Instruction - Write every line out verbatim and omit the pictures.

--- --- ---

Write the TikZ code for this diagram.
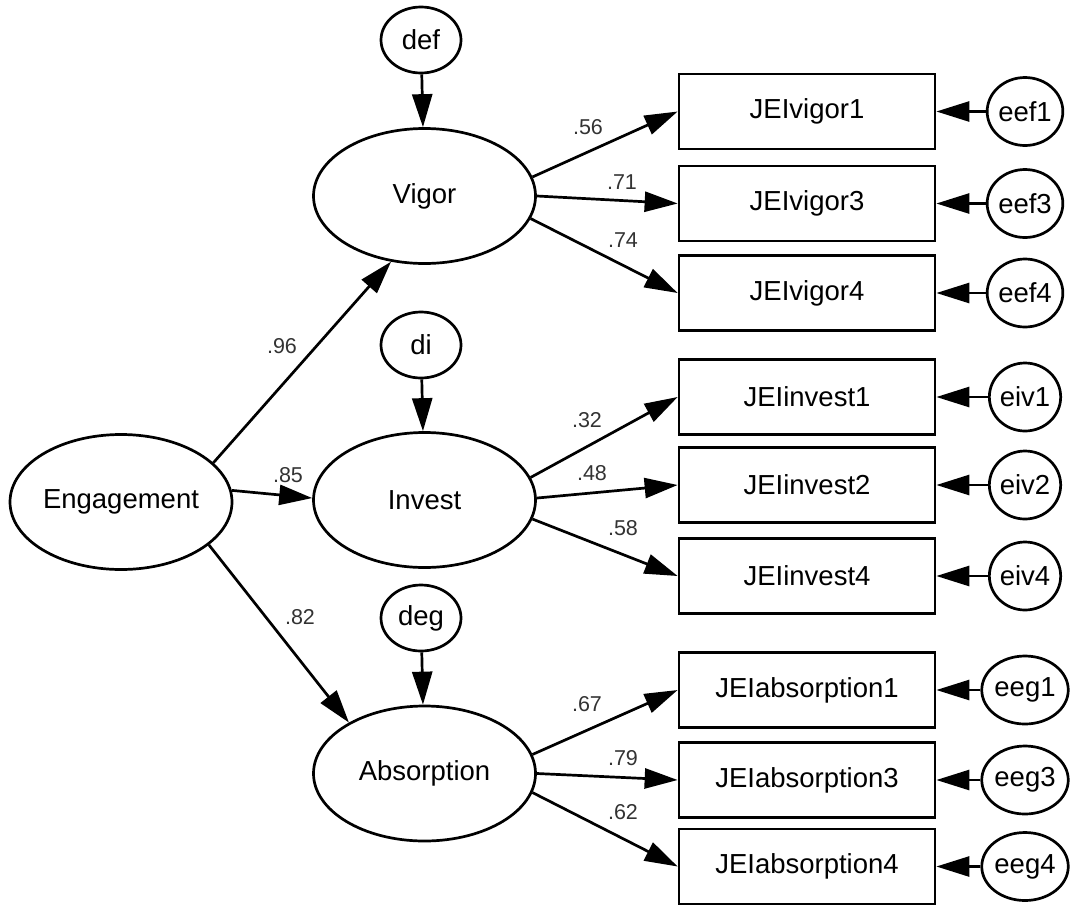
\documentclass[tikz,border=0pt]{standalone}
\usepackage{fontspec}
\setmainfont{Liberation Sans}
\usetikzlibrary{shapes.geometric,arrows.meta}

\begin{document}
\begin{tikzpicture}[x=1pt,y=-1pt,
  line width=2.7pt,
  nodefont/.style={font=\fontsize{27.5}{32}\selectfont},
  latent/.style={ellipse,draw,inner sep=0pt,minimum width=222pt,minimum height=135pt,nodefont},
  resid/.style={ellipse,draw,inner sep=0pt,minimum width=80pt,minimum height=66pt,nodefont},
  errc/.style={ellipse,draw,inner sep=0pt,minimum width=66pt,minimum height=68pt,nodefont},
  obs/.style={rectangle,draw,inner sep=0pt,minimum width=256pt,minimum height=75pt,nodefont},
  path/.style={-{Triangle[length=33pt,width=20pt]}},
  coef/.style={font=\fontsize{21.5}{26}\selectfont,text=black!80,inner sep=0pt}
]
\useasboundingbox (0,0) rectangle (1070,905);

% latent factors
\node[latent] (Eng) at (121,502) {Engagement};
\node[latent] (Vig) at (424.5,196) {Vigor};
\node[latent] (Inv) at (424.5,500) {Invest};
\node[latent] (Abs) at (424.5,773.5) {Absorption};

% disturbances
\node[resid] (def) at (421,40) {def};
\node[resid] (di)  at (421,345) {di};
\node[resid] (deg) at (421,618) {deg};

% indicators
\node[obs] (v1) at (807,111.5) {JEIvigor1};
\node[obs] (v3) at (807,203.5) {JEIvigor3};
\node[obs] (v4) at (807,293) {JEIvigor4};
\node[obs] (i1) at (807,397) {JEIinvest1};
\node[obs] (i2) at (807,485) {JEIinvest2};
\node[obs] (i4) at (807,576) {JEIinvest4};
\node[obs] (a1) at (807,690) {JEIabsorption1};
\node[obs] (a3) at (807,780) {JEIabsorption3};
\node[obs] (a4) at (807,866.5) {JEIabsorption4};

% measurement errors
\node[errc] (eef1) at (1025,111.5) {eef1};
\node[errc] (eef3) at (1025,203.5) {eef3};
\node[errc] (eef4) at (1025,293) {eef4};
\node[errc] (eiv1) at (1025,397) {eiv1};
\node[errc] (eiv2) at (1025,485) {eiv2};
\node[errc] (eiv4) at (1025,576) {eiv4};
\node[errc] (eeg1) at (1025,690) {eeg1};
\node[errc] (eeg3) at (1025,780) {eeg3};
\node[errc] (eeg4) at (1025,866.5) {eeg4};

% second-order paths
\draw[path] (Eng.23) -- (Vig.243);
\draw[path] (Eng.6) -- (Inv.179);
\draw[path] (Eng.-26) -- (Abs.146);

% disturbance paths
\draw[path] (def) -- (Vig);
\draw[path] (di) -- (Inv);
\draw[path] (deg) -- (Abs);

% loadings
\draw[path] (Vig.10) -- (v1.west);
\draw[path] (Vig.0) -- (v3.west);
\draw[path] (Vig.-12) -- (v4.west);
\draw[path] (Inv.12) -- (i1.west);
\draw[path] (Inv.1) -- (i2.west);
\draw[path] (Inv.-10) -- (i4.west);
\draw[path] (Abs.10) -- (a1.west);
\draw[path] (Abs.0) -- (a3.west);
\draw[path] (Abs.-10) -- (a4.west);

% error paths
\foreach \e/\b in {eef1/v1,eef3/v3,eef4/v4,eiv1/i1,eiv2/i2,eiv4/i4,eeg1/a1,eeg3/a3,eeg4/a4}
  \draw[path] (\e) -- (\b);

% coefficients
\node[coef] (c96) at (282,346) {.96};
\node[coef] (c85) at (288,475) {.85};
\node[coef] (c82) at (300,617) {.82};
\node[coef] (c56) at (588,127) {.56};
\node[coef] (c71) at (622,182) {.71};
\node[coef] (c74) at (623,240) {.74};
\node[coef] (c32) at (587,420) {.32};
\node[coef] (c48) at (592,473) {.48};
\node[coef] (c58) at (623,528) {.58};
\node[coef] (c67) at (587,704) {.67};
\node[coef] (c79) at (623,758) {.79};
\node[coef] (c62) at (623,812) {.62};
\end{tikzpicture}
\end{document}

--- --- ---

The solution -
Write the TikZ code for this diagram.
\documentclass[tikz,border=0pt]{standalone}
\usepackage{fontspec}
\setmainfont{Liberation Sans}
\usetikzlibrary{shapes.geometric,arrows.meta}

\begin{document}
\begin{tikzpicture}[x=1pt,y=-1pt,
  line width=2.7pt,
  nodefont/.style={font=\fontsize{27.5}{32}\selectfont},
  latent/.style={ellipse,draw,inner sep=0pt,minimum width=222pt,minimum height=135pt,nodefont},
  resid/.style={ellipse,draw,inner sep=0pt,minimum width=80pt,minimum height=66pt,nodefont},
  errc/.style={ellipse,draw,inner sep=0pt,minimum width=66pt,minimum height=68pt,nodefont},
  obs/.style={rectangle,draw,inner sep=0pt,minimum width=256pt,minimum height=75pt,nodefont},
  path/.style={-{Triangle[length=33pt,width=20pt]}},
  coef/.style={font=\fontsize{21.5}{26}\selectfont,text=black!80,inner sep=0pt}
]
\useasboundingbox (0,0) rectangle (1070,905);

% latent factors
\node[latent] (Eng) at (121,502) {Engagement};
\node[latent] (Vig) at (424.5,196) {Vigor};
\node[latent] (Inv) at (424.5,500) {Invest};
\node[latent] (Abs) at (424.5,773.5) {Absorption};

% disturbances
\node[resid] (def) at (421,40) {def};
\node[resid] (di)  at (421,345) {di};
\node[resid] (deg) at (421,618) {deg};

% indicators
\node[obs] (v1) at (807,111.5) {JEIvigor1};
\node[obs] (v3) at (807,203.5) {JEIvigor3};
\node[obs] (v4) at (807,293) {JEIvigor4};
\node[obs] (i1) at (807,397) {JEIinvest1};
\node[obs] (i2) at (807,485) {JEIinvest2};
\node[obs] (i4) at (807,576) {JEIinvest4};
\node[obs] (a1) at (807,690) {JEIabsorption1};
\node[obs] (a3) at (807,780) {JEIabsorption3};
\node[obs] (a4) at (807,866.5) {JEIabsorption4};

% measurement errors
\node[errc] (eef1) at (1025,111.5) {eef1};
\node[errc] (eef3) at (1025,203.5) {eef3};
\node[errc] (eef4) at (1025,293) {eef4};
\node[errc] (eiv1) at (1025,397) {eiv1};
\node[errc] (eiv2) at (1025,485) {eiv2};
\node[errc] (eiv4) at (1025,576) {eiv4};
\node[errc] (eeg1) at (1025,690) {eeg1};
\node[errc] (eeg3) at (1025,780) {eeg3};
\node[errc] (eeg4) at (1025,866.5) {eeg4};

% second-order paths
\draw[path] (Eng.23) -- (Vig.243);
\draw[path] (Eng.6) -- (Inv.179);
\draw[path] (Eng.-26) -- (Abs.146);

% disturbance paths
\draw[path] (def) -- (Vig);
\draw[path] (di) -- (Inv);
\draw[path] (deg) -- (Abs);

% loadings
\draw[path] (Vig.10) -- (v1.west);
\draw[path] (Vig.0) -- (v3.west);
\draw[path] (Vig.-12) -- (v4.west);
\draw[path] (Inv.12) -- (i1.west);
\draw[path] (Inv.1) -- (i2.west);
\draw[path] (Inv.-10) -- (i4.west);
\draw[path] (Abs.10) -- (a1.west);
\draw[path] (Abs.0) -- (a3.west);
\draw[path] (Abs.-10) -- (a4.west);

% error paths
\foreach \e/\b in {eef1/v1,eef3/v3,eef4/v4,eiv1/i1,eiv2/i2,eiv4/i4,eeg1/a1,eeg3/a3,eeg4/a4}
  \draw[path] (\e) -- (\b);

% coefficients
\node[coef] (c96) at (282,346) {.96};
\node[coef] (c85) at (288,475) {.85};
\node[coef] (c82) at (300,617) {.82};
\node[coef] (c56) at (588,127) {.56};
\node[coef] (c71) at (622,182) {.71};
\node[coef] (c74) at (623,240) {.74};
\node[coef] (c32) at (587,420) {.32};
\node[coef] (c48) at (592,473) {.48};
\node[coef] (c58) at (623,528) {.58};
\node[coef] (c67) at (587,704) {.67};
\node[coef] (c79) at (623,758) {.79};
\node[coef] (c62) at (623,812) {.62};
\end{tikzpicture}
\end{document}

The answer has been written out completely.